The particles in the suspension 58 may be microspheres formed of a variety of substances, including polymers, such as polystyrene, and silicon dioxide. Microspheres come in a variety of different sizes, but generally the microspheres are particles on the order of from 0.1 to 250 microns in diameter. The terms "microspheres" is intended to refer to small, generally spherical particles of colloidal particle size and not to any precise geometric shape. Suppliers for such microspheres includes Bangs Laboratories, Inc. in Fishers, Ind. 46038 and Interfacial Dynamics Corp. in Portland, Oreg. 97220.
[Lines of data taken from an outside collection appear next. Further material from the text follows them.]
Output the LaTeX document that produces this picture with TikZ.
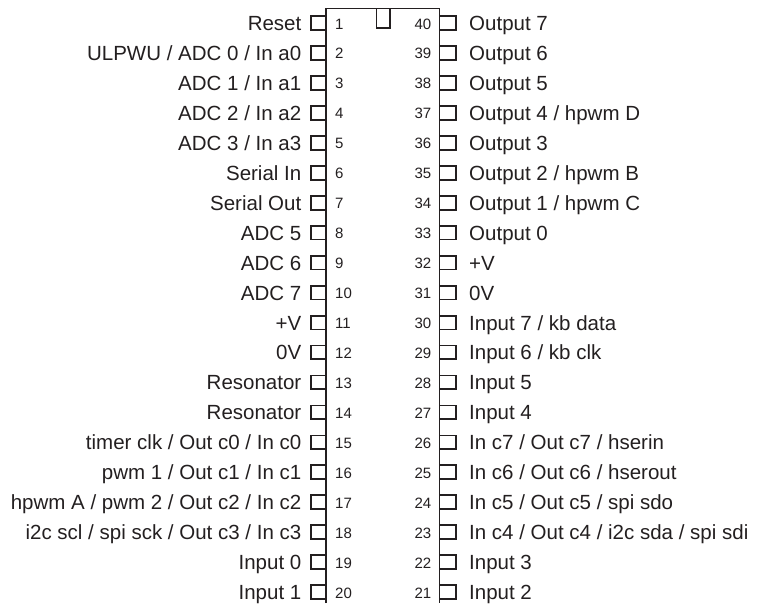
\documentclass[tikz,border=0pt]{standalone}
\usepackage{fontspec}
\setmainfont{Liberation Sans}
\definecolor{ink}{HTML}{231F20}
\tikzset{
  x=1pt,y=-1pt,
  pinbox/.style={draw=ink,line width=1.8pt,line join=miter},
  body/.style={draw=ink,line width=1.8pt},
  pinlabel/.style={text=ink,font=\fontsize{20.5}{24}\selectfont,inner sep=0pt},
  pinnum/.style={text=ink,font=\fontsize{15}{18}\selectfont,inner sep=0pt},
}
\begin{document}
\begin{tikzpicture}
\useasboundingbox (0,0) rectangle (765,603);
\draw[body] (326,603) -- (326,8.5) -- (439.5,8.5) -- (439.5,603);
\draw[pinbox] (376.5,8.5) -- (376.5,28) -- (390,28) -- (390,8.5);
\foreach \n/\t [count=\i from 0] in {
 1/Reset,2/{ULPWU / ADC 0 / In a0},3/{ADC 1 / In a1},4/{ADC 2 / In a2},5/{ADC 3 / In a3},
 6/Serial In,7/Serial Out,8/ADC 5,9/ADC 6,10/ADC 7,11/+V,12/0V,13/Resonator,14/Resonator,
 15/{timer clk / Out c0 / In c0},16/{pwm 1 / Out c1 / In c1},17/{hpwm A / pwm 2 / Out c2 / In c2},
 18/{i2c scl / spi sck / Out c3 / In c3},19/Input 0,20/Input 1}{
  \pgfmathsetmacro{\yy}{23+29.95*\i}
  \draw[pinbox] (326,\yy-6.9) -- (311,\yy-6.9) -- (311,\yy+6.9) -- (326,\yy+6.9);
  \node[pinlabel,anchor=base east] (L\n) at (301.5,\yy+7.5) {\t};
  \node[pinnum,anchor=base west] (N\n) at (335,\yy+6) {\n};
}
\foreach \n/\t [count=\i from 0] in {
 40/Output 7,39/Output 6,38/Output 5,37/{Output 4 / hpwm D},36/Output 3,35/{Output 2 / hpwm B},
 34/{Output 1 / hpwm C},33/Output 0,32/+V,31/0V,30/{Input 7 / kb data},29/{Input 6 / kb clk},
 28/Input 5,27/Input 4,26/{In c7 / Out c7 / hserin},25/{In c6 / Out c6 / hserout},
 24/{In c5 / Out c5 / spi sdo},23/{In c4 / Out c4 / i2c sda / spi sdi},22/Input 3,21/Input 2}{
  \pgfmathsetmacro{\yy}{23+29.95*\i}
  \draw[pinbox] (439.5,\yy-6.9) -- (456,\yy-6.9) -- (456,\yy+6.9) -- (439.5,\yy+6.9);
  \node[pinlabel,anchor=base west] (R\n) at (469,\yy+7.5) {\t};
  \node[pinnum,anchor=base east] (N\n) at (431.5,\yy+6) {\n};
}
\end{tikzpicture}
\end{document}
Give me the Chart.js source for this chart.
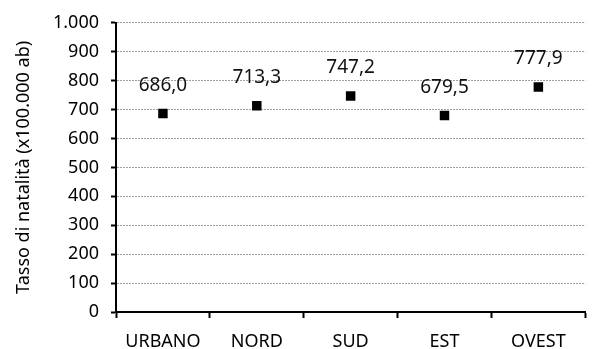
<!DOCTYPE html>
<html lang="it">
<head>
<meta charset="utf-8">
<title>Tasso di natalità</title>
<script src="https://cdn.jsdelivr.net/npm/chart.js@4/dist/chart.umd.min.js"></script>
<style>
  html, body { margin: 0; padding: 0; background: #ffffff; }
  canvas { display: block; }
</style>
</head>
<body>
<canvas id="chart" width="592" height="349"></canvas>
<script>
// Zone e tasso di natalità per 100.000 abitanti
const categories = ['URBANO', 'NORD', 'SUD', 'EST', 'OVEST'];
const rates = [686.0, 713.3, 747.2, 679.5, 777.9];
const yMin = 0;
const yMax = 1000;
const yStep = 100;
const yTitle = 'Tasso di natalità (x100.000 ab)';

const FONT = '"Noto Sans", "Open Sans", "DejaVu Sans", sans-serif';

// Numeri in formato italiano: punto per le migliaia, virgola per i decimali
function fmtThousands(v) {
  return String(Math.round(v)).replace(/\B(?=(\d{3})+(?!\d))/g, '.');
}
function fmtDecimal(v) {
  return v.toFixed(1).replace('.', ',');
}

// Etichette dei valori sopra ciascun punto
const valueLabels = {
  id: 'valueLabels',
  afterDatasetsDraw(chart) {
    const ctx = chart.ctx;
    const meta = chart.getDatasetMeta(0);
    const data = chart.data.datasets[0].data;
    ctx.save();
    ctx.font = '19px ' + FONT;
    ctx.fillStyle = '#111111';
    ctx.textAlign = 'center';
    ctx.textBaseline = 'middle';
    meta.data.forEach((pt, i) => {
      ctx.fillText(fmtDecimal(data[i]), pt.x, pt.y - 28);
    });
    ctx.restore();
  }
};

new Chart(document.getElementById('chart'), {
  type: 'line',
  data: {
    labels: categories,
    datasets: [{
      data: rates,
      showLine: false,
      pointStyle: 'rect',
      pointRadius: 6.7,
      pointHoverRadius: 6.7,
      pointBackgroundColor: '#000000',
      pointBorderColor: '#000000',
      pointBorderWidth: 0
    }]
  },
  options: {
    responsive: false,
    animation: false,
    events: [],
    layout: { padding: { top: 22, right: 1, bottom: 0, left: 0 } },
    plugins: {
      legend: { display: false },
      tooltip: { enabled: false }
    },
    scales: {
      x: {
        offset: true,
        grid: {
          offset: true,
          drawOnChartArea: false,
          drawTicks: true,
          tickLength: 6,
          tickColor: '#000000',
          tickWidth: 2
        },
        border: { color: '#000000', width: 2 },
        ticks: {
          color: '#000000',
          padding: 13,
          maxRotation: 0,
          font: { family: FONT, size: 18 }
        },
        afterFit(scale) { scale.height = 37; }
      },
      y: {
        min: yMin,
        max: yMax,
        grid: {
          color: '#a0a0a0',
          lineWidth: 1,
          drawTicks: true,
          tickLength: 5,
          tickColor: '#000000',
          tickWidth: 2,
          tickBorderDash: []
        },
        border: { color: '#000000', width: 2, dash: [2, 1] },
        ticks: {
          stepSize: yStep,
          color: '#000000',
          padding: 12,
          font: { family: FONT, size: 18 },
          callback: (v) => fmtThousands(v)
        },
        title: {
          display: true,
          text: yTitle,
          color: '#000000',
          padding: { top: 13, bottom: 0 },
          font: { family: FONT, size: 18 }
        },
        afterFit(scale) { scale.width = 116; }
      }
    }
  },
  plugins: [valueLabels]
});
</script>
</body>
</html>
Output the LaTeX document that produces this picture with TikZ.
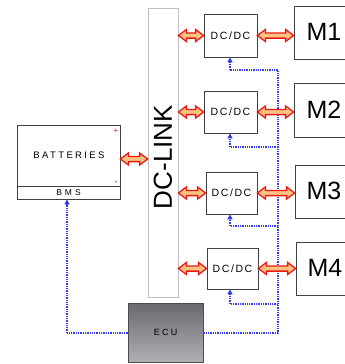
\documentclass[tikz,border=0pt]{standalone}
\usepackage{fontspec}
\setmainfont{Liberation Sans}
\newfontfamily\wideA[LetterSpace=15]{Liberation Sans}
\newfontfamily\wideB[LetterSpace=25]{Liberation Sans}
\newfontfamily\wideC[LetterSpace=35]{Liberation Sans}
\usetikzlibrary{calc,arrows.meta}
\definecolor{busblue}{RGB}{50,60,235}
\definecolor{arrfill}{RGB}{250,195,130}
\definecolor{arred}{RGB}{235,25,20}
\tikzset{
  box/.style={draw=black!75, line width=0.8pt, fill=white},
  conv/.style={box, font=\wideA\fontsize{10.5}{12}\selectfont},
  motor/.style={box, font=\fontsize{25}{28}\selectfont},
  fatarrow/.style={draw=arred, line width=1.3pt, fill=arrfill, line join=miter,
    to path={let \p1=(\tikztostart), \p2=(\tikztotarget) in
      (\x1,\y1) -- (\x1+8pt,\y1+6pt) -- (\x1+8pt,\y1+2.6pt) -- (\x2-8pt,\y1+2.6pt)
      -- (\x2-8pt,\y1+6pt) -- (\x2,\y1) -- (\x2-8pt,\y1-6pt) -- (\x2-8pt,\y1-2.6pt)
      -- (\x1+8pt,\y1-2.6pt) -- (\x1+8pt,\y1-6pt) -- cycle}},
  sig/.style={draw=busblue, line width=1.3pt, densely dotted},
  sigarrow/.style={sig, -{Triangle[length=5pt,width=5pt,fill=busblue]}},
}
\begin{document}
\begin{tikzpicture}[x=1pt,y=-1pt]
\useasboundingbox (0,0) rectangle (345,364);
\begin{scope}
\clip (0,0) rectangle (345,364);
% DC-link bar
\node[draw=black!25, line width=0.8pt, fill=white, minimum width=30pt, minimum height=289pt, inner sep=0pt] (dcl) at (163,152.5) {};
\node[rotate=90, font=\fontsize{26}{28}\selectfont] (dcltext) at (163,157) {DC-LINK};
% batteries
\node[box, minimum width=103pt, minimum height=74pt, inner sep=0pt] (bat) at (68.5,162) {};
\node[font=\wideB\fontsize{9.5}{11}\selectfont] (battext) at (69,155) {BATTERIES};
\coordinate (bmsl) at (17,186);
\coordinate (bmsr) at (120,186);
\draw[black!75, line width=0.8pt] (bmsl) -- (bmsr);
\node[font=\wideC\fontsize{8.5}{10}\selectfont, inner sep=0pt] (bms) at (68.5,192.5) {BMS};
\node[text=arred, font=\fontsize{8}{9}\selectfont, inner sep=0pt] (plus) at (116,131) {+};
\node[font=\fontsize{8}{9}\selectfont, inner sep=0pt] (minus) at (116,183) {-};
% converters
\node[conv, minimum width=53pt, minimum height=43pt, inner sep=0pt] (c1) at (230.5,35.5) {DC/DC};
\node[conv, minimum width=53pt, minimum height=42pt, inner sep=0pt] (c2) at (230.5,112) {DC/DC};
\node[conv, minimum width=51pt, minimum height=42pt, inner sep=0pt] (c3) at (231.5,193) {DC/DC};
\node[conv, minimum width=51pt, minimum height=41pt, inner sep=0pt] (c4) at (232.5,268.5) {DC/DC};
% motors
\node[box, minimum width=60pt, minimum height=53pt, inner sep=0pt] (m1) at (324,32.5) {};
\node[box, minimum width=60pt, minimum height=54pt, inner sep=0pt] (m2) at (324,110) {};
\node[box, minimum width=60pt, minimum height=53pt, inner sep=0pt] (m3) at (325,191.5) {};
\node[box, minimum width=60pt, minimum height=53pt, inner sep=0pt] (m4) at (326,268.5) {};
\node[font=\fontsize{25}{28}\selectfont] (t1) at (324,32) {M1};
\node[font=\fontsize{25}{28}\selectfont] (t2) at (324,110) {M2};
\node[font=\fontsize{25}{28}\selectfont] (t3) at (324,191) {M3};
\node[font=\fontsize{25}{28}\selectfont] (t4) at (325,268) {M4};
% ECU
\node[draw=black!70, line width=0.8pt, top color={rgb,255:red,105;green,105;blue,110}, bottom color={rgb,255:red,175;green,175;blue,180}, minimum width=75pt, minimum height=59pt, inner sep=0pt, font=\wideB\fontsize{9}{11}\selectfont] (ecu) at (165.5,332.5) {ECU};
% signal lines
\coordinate (bus) at (278,333);
\coordinate (b1) at (278,70);
\coordinate (b2) at (278,147);
\coordinate (b3) at (278,226);
\coordinate (b4) at (278,304);
\coordinate (k1) at (230,70);
\coordinate (k2) at (230,147);
\coordinate (k3) at (230,226);
\coordinate (k4) at (230,304);
\coordinate (el) at (67,333);
\draw[sig] (ecu.east |- bus) -- (bus) -- (b1) -- (k1);
\draw[sigarrow] (k1) -- (k1 |- c1.south);
\draw[sig] (b2) -- (k2);
\draw[sigarrow] (k2) -- (k2 |- c2.south);
\draw[sig] (b3) -- (k3);
\draw[sigarrow] (k3) -- (k3 |- c3.south);
\draw[sig] (b4) -- (k4);
\draw[sigarrow] (k4) -- (k4 |- c4.south);
\draw[sig] (ecu.west |- el) -- (el);
\draw[sigarrow] (el) -- (el |- bat.south);
% power arrows
\draw[fatarrow] (bat.east |- 0,159) to (dcl.west |- 0,159);
\draw[fatarrow] (dcl.east |- c1.west) to (c1.west);
\draw[fatarrow] (dcl.east |- c2.west) to (c2.west);
\draw[fatarrow] (dcl.east |- c3.west) to (c3.west);
\draw[fatarrow] (dcl.east |- c4.west) to (c4.west);
\draw[fatarrow] (c1.east) to (c1.east -| m1.west);
\draw[fatarrow] (c2.east) to (c2.east -| m2.west);
\draw[fatarrow] (c3.east) to (c3.east -| m3.west);
\draw[fatarrow] (c4.east) to (c4.east -| m4.west);
\end{scope}
\end{tikzpicture}
\end{document}
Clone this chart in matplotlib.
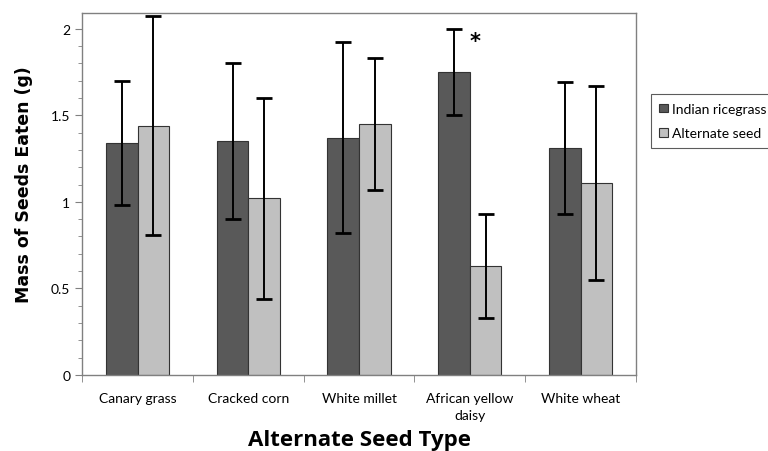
import matplotlib.pyplot as plt
import numpy as np
from matplotlib.ticker import MultipleLocator

categories = ['Canary grass', 'Cracked corn', 'White millet', 'African yellow\ndaisy', 'White wheat']
ricegrass = [1.34, 1.35, 1.37, 1.75, 1.31]
ricegrass_err = [0.36, 0.45, 0.55, 0.25, 0.38]
alternate = [1.44, 1.02, 1.45, 0.63, 1.11]
alternate_err = [0.63, 0.58, 0.38, 0.30, 0.56]

fig = plt.figure(figsize=(7.68, 4.52), dpi=100)
ax = fig.add_axes([0.107, 0.168, 0.721, 0.801])

x = np.arange(len(categories))
w = 0.285
ax.bar(x - w / 2, ricegrass, w, color='#595959', edgecolor='#333333', linewidth=0.8,
       label='Indian ricegrass')
ax.bar(x + w / 2, alternate, w, color='#c0c0c0', edgecolor='#333333', linewidth=0.8,
       label='Alternate seed')
ax.errorbar(x - w / 2, ricegrass, yerr=ricegrass_err, fmt='none', ecolor='black',
            elinewidth=1.4, capsize=6, capthick=2)
ax.errorbar(x + w / 2, alternate, yerr=alternate_err, fmt='none', ecolor='black',
            elinewidth=1.4, capsize=6, capthick=2)

# significance mark
ax.text(3.05, 1.93, '*', fontsize=15, fontweight='bold', ha='center', va='center',
        family='DejaVu Sans')

ax.set_xlim(-0.5, 4.5)
ax.set_ylim(0, 2.09)
ax.set_yticks([0, 0.5, 1, 1.5, 2])
ax.set_yticklabels(['0', '0.5', '1', '1.5', '2'], family='Lato', fontsize=10)
ax.yaxis.set_minor_locator(MultipleLocator(0.1))
ax.set_xticks(x)
ax.set_xticklabels(categories, family='Lato', fontsize=10, linespacing=1.5)
ax.set_xticks(np.arange(-0.5, 5, 1), minor=True)
ax.tick_params(axis='x', which='major', length=0, pad=12)
ax.tick_params(axis='x', which='minor', length=5, color='#808080')
ax.tick_params(axis='y', which='major', length=5, color='#808080')
ax.tick_params(axis='y', which='minor', length=3, color='#808080')
for s in ax.spines.values():
    s.set_color('#808080')
    s.set_linewidth(1.0)

ax.set_ylabel('Mass of Seeds Eaten (g)', family='DejaVu Sans', fontweight='bold',
              fontsize=12.5)
ax.yaxis.set_label_coords(-0.088, 0.53)
ax.set_xlabel('Alternate Seed Type', family='Open Sans', fontweight='bold',
              fontsize=16, labelpad=6)

leg = ax.legend(loc='upper left', bbox_to_anchor=(1.027, 0.775), frameon=True,
                fancybox=False, edgecolor='#333333', prop={'family': 'Lato', 'size': 10},
                handlelength=0.6, handleheight=0.6, handletextpad=0.3,
                labelspacing=0.9, borderaxespad=0, borderpad=0.6)
leg.get_frame().set_linewidth(0.8)

fig.savefig('out.png', dpi=100)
The microspheres are conveniently suspended in an appropriate solution before being dispersed by the nebulizer 52. Conventionally, microspheres may be suspended in an isopropyl alcohol solution. However, it is generally advantageous in the present application to us a liquid which is highly volatile. Suitable liquids include ethanol, for example, in a solution of 98% ethanol and 2% water, and methanol in the same proportions.
The nebulizer 52 draws a continuous supply of the suspension 58 of microspheres, which are propelled by the input gas 56 to form a fine gaseous dispersion or aerosol of the particles. It is generally undesirable in the present application to have particle agglomeration. One way of preventing particle agglomeration is to collect agglomerated particles and remove them from the dispersion 60 inside the chamber 54. The agglomerated particles may be removed by using an impact bead 62 which is arranged directly in line with the axis of the nebulizer 52. Since agglomerated particles tend to be heavier, they exit the nebulizer substantially along its axis. The impact bead 62 then collects the agglomerated particles before they can effectively join the rest of the dispersion 60. Similarly, a plurality of baffles (not shown) may be utilized to collect agglomerated particles and to prevent them from flowing with the dispersion 60 to the dispersion outlet 64.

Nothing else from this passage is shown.